Hydrogen Bomb Mass to Energy? How much mass is converted to energy when a hydrogen bomb explodes?  I remember an eighth grade chemistry class where, by going through the nuclear processes,  my teacher estimated that roughly 2g of matter was converted in a fission bomb.This is a surprisingly small amount of mass! I have never seen the process involved in a fusion device. 
 A: $50\text{ Mt}$ TNT means that the energy is equivalent to $50 \, 000 \, 000\text{ t}$ of TNT, and $1\text{ t}$ of TNT is equivalent to $4184\text{ MJ}$.
So Tsar Bomba released $50 \, 000 \, 000 \times 4184 = 209 \, 200 \, 000 \, 000 \text{ MJ} = 2\cdot10^{11}\text{ MJ}$.
Now, given that $E=mc^2$, we have $m=\frac{2\cdot10^{17}}{299 \, 792 \, 458^2}=2.3\text{ kg}$ as said above.
For comparison, Little Boy did not convert more than $1\text{ g}$.
A: While it does take $2.33\:\mathrm{kg}$ of any mass to be converted to 50MT of energy using the calculations stated before (  $ m = \frac{E}{c^2} = \frac{2.092 \cdot 10^{17}}{8.987 \cdot 10^{16}} = 2.33\:\mathrm{kg} $ ), be aware that just a small fraction of the total hydrogen in a thermonuclear device is converted to energy since most of the hydrogen is fused into helium.  So do not conclude that the 50MT device contained only $2.33\:\mathrm{kg}$ hydrogen.
It takes 4 hydrogen atoms to fuse into one helium atom.  This process is called the proton-proton chain reaction and is a multi-step reaction.  If you start with 4 hydrogen atoms, each with a unified atomic mass unit (u) of 1.007825 u, then your starting fuel mass is $ 4 \cdot 1.007825\:\mathrm u = 4.03130\:\mathrm u $.  When fused to helium, the product mass is 4.00260 u.  The difference between the mass of the fuel (4 hydrogens) and the mass of the product (1 helium) is $ 4.0313\:\mathrm u - 4.0026\:\mathrm u = 0.0287\:\mathrm u$.  
This difference between the mass of the fuel and the mass of the product is how much mass gets converted to energy in Einstein's equation.  Therefore if you start with a fuel mass of 4.0313u of hydrogen (4 hydrogen atoms) and 0.02870 u gets released as energy, then only 0.712% of the hydrogen fuel gets converted to energy, not 100%.  So even though a thermonuclear reaction gives off an impressive amount of energy, the proton-proton chain is less than 1% efficient.
Using the efficiency of 0.712%, we calculate that the amount of hydrogen fuel we need to start with is $ \frac{2.33\:\mathrm{kg}}{0.00712} = 327 \: \mathrm{kg} $ 
So it takes 327kg of hydrogen to produce 50MT of energy by using a thermonuclear reaction ( Proton-Proton chain).
Of that 327kg, only 0.712% or 2.33kg is converted to energy.
Note:  
Thermonuclear weapons use lithium deuteride as the bulk source of hydrogen.  This substance is a solid salt at normal temperatures.  When high energy neutrons from the primary bombard the lithium deuteride, a chain reaction starts first by creating tritium (2 protons, 1 neutron) then this tritium fuses with the deuterium (1 proton, 1 neutron) in the salt to form helium.
See http://www.atomicarchive.com/Fusion/Fusion2.shtml 
A: The most powerful hydrogen bomb ever exploded had a TNT equivalent of 50 Mt TNT, if I remember correctly, TNT energy equivalent is 4184 MJ/kg, that gives a mass loss of about 2.3 kg, if my calculations are correct. 
A: Of course all other replies do not consider the fact that in a hydrogen bomb only 30% of yield comes from fusion, ie. hydrogen.
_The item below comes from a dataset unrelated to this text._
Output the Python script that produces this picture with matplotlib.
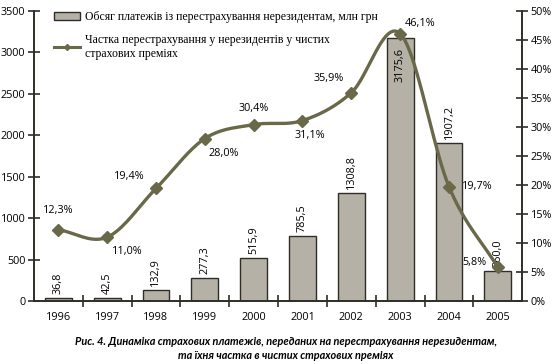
import numpy as np
import matplotlib
matplotlib.use('Agg')
import matplotlib.pyplot as plt
from matplotlib.patches import Patch
from matplotlib.lines import Line2D

years = ['1996', '1997', '1998', '1999', '2000', '2001', '2002', '2003', '2004', '2005']
payments = [36.8, 42.5, 132.9, 277.3, 515.9, 785.5, 1308.8, 3175.6, 1907.2, 360.0]
share = [12.3, 11.0, 19.4, 28.0, 30.4, 31.1, 35.9, 46.1, 19.7, 5.8]
# label offsets in pixels for the percentage labels
share_off = [(0, 19), (20, -14), (-27, 12), (19, -15), (0, 16),
             (7, -15), (-23, 14), (20, 10), (28, 0), (-23, 5)]

bar_col = '#b5b1a7'
edge_col = '#2e2d28'
line_col = '#696849'

plt.rcParams['font.family'] = ['Open Sans', 'DejaVu Sans']
fs = 7.8


def fmt(v, nd=1):
    return ('%.*f' % (nd, v)).replace('.', ',')


def smooth(x, y, n=20):
    # catmull-rom, only for drawing the curve between the points
    x = np.asarray(x, float)
    y = np.asarray(y, float)
    px = np.concatenate([[2 * x[0] - x[1]], x, [2 * x[-1] - x[-2]]])
    py = np.concatenate([[2 * y[0] - y[1]], y, [2 * y[-1] - y[-2]]])
    xs, ys = [], []
    t = np.linspace(0, 1, n, endpoint=False)
    for i in range(1, len(px) - 2):
        for p, out in ((px, xs), (py, ys)):
            p0, p1, p2, p3 = p[i - 1], p[i], p[i + 1], p[i + 2]
            out.extend(0.5 * (2 * p1 + (-p0 + p2) * t + (2 * p0 - 5 * p1 + 4 * p2 - p3) * t ** 2
                              + (-p0 + 3 * p1 - 3 * p2 + p3) * t ** 3))
    xs.append(x[-1])
    ys.append(y[-1])
    return xs, ys


fig = plt.figure(figsize=(5.55, 3.64), dpi=100)
ax = fig.add_axes([0.061, 0.173, 0.880, 0.797])
ax2 = ax.twinx()

x = np.arange(len(years))
ax.bar(x, payments, width=0.55, color=bar_col, edgecolor=edge_col, linewidth=1.0, zorder=2)
for xi, v in zip(x, payments):
    if v > 3000:
        ax.annotate(fmt(v), (xi, v), xytext=(0, -10), textcoords='offset pixels',
                    rotation=90, ha='center', va='top', fontsize=fs)
    else:
        ax.annotate(fmt(v), (xi, v), xytext=(0, 4), textcoords='offset pixels',
                    rotation=90, ha='center', va='bottom', fontsize=fs)

sx, sy = smooth(x, share)
ax2.plot(sx, sy, color=line_col, lw=2.4, zorder=3)
ax2.plot(x, share, ls='none', marker='D', ms=6.5, color=line_col, zorder=4)
for xi, v, (dx, dy) in zip(x, share, share_off):
    ax2.annotate(fmt(v) + '%', (xi, v), xytext=(dx, dy), textcoords='offset pixels',
                 ha='center', va='center', fontsize=fs)

ax.set_xlim(-0.5, len(years) - 0.5)
ax.set_ylim(0, 3500)
ax2.set_ylim(0, 50)
ax.set_yticks(np.arange(0, 3501, 500))
ax2.set_yticks(np.arange(0, 51, 5))
ax2.set_yticklabels(['%d%%' % v for v in range(0, 51, 5)])

ax.set_xticks(x)
ax.set_xticklabels(years)
ax.set_xticks(np.arange(-0.5, len(years), 1)[1:-1], minor=True)
ax.tick_params(axis='x', which='major', length=0, pad=8, labelsize=fs)
ax.tick_params(axis='x', which='minor', direction='inout', length=8, width=1.2, color=edge_col)
ax.tick_params(axis='y', direction='inout', length=8, width=1.2, color=edge_col, labelsize=fs, pad=2)
ax2.tick_params(axis='y', direction='inout', length=8, width=1.2, color=edge_col, labelsize=fs, pad=2)

for a in (ax, ax2):
    a.spines['top'].set_visible(False)
    for s in ('left', 'right', 'bottom'):
        a.spines[s].set_color(edge_col)
        a.spines[s].set_linewidth(1.2)
ax.set_zorder(ax2.get_zorder() - 1)
ax.patch.set_visible(False)

handles = [Patch(facecolor=bar_col, edgecolor=edge_col, linewidth=1.0),
           Line2D([], [], color=line_col, lw=2.2, marker='D', ms=3)]
labels = ['Обсяг платежів із перестрахування нерезидентам, млн грн',
          'Частка перестрахування у нерезидентів у чистих\nстрахових преміях']
leg = ax2.legend(handles, labels, loc='upper left', bbox_to_anchor=(0.02, 1.035),
                 frameon=False, handlelength=2.2, handleheight=0.6, labelspacing=0.9,
                 handletextpad=0.4, prop={'family': 'Liberation Serif', 'size': 8.5})

cap = {'ha': 'center', 'va': 'center', 'fontsize': 7.8, 'style': 'italic', 'weight': 'bold',
       'family': ['Lato', 'DejaVu Sans']}
fig.text(0.515, 0.062, 'Рис. 4. Динаміка страхових платежів, переданих на перестрахування нерезидентам,', **cap)
fig.text(0.515, 0.022, 'та їхня частка в чистих страхових преміях', **cap)

fig.savefig('out.png', dpi=100)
The rest comes from fission as in the known sequence:
fission (plutonium) -> fusion (hydrogen) -> fission (depleted uranium in the case)
So we have to correct all of the calculations by multiplying them by, say 30% and then we'll get the correct numbers. We have to remember that even though less hydrogen is used even more depleted uranium will be used.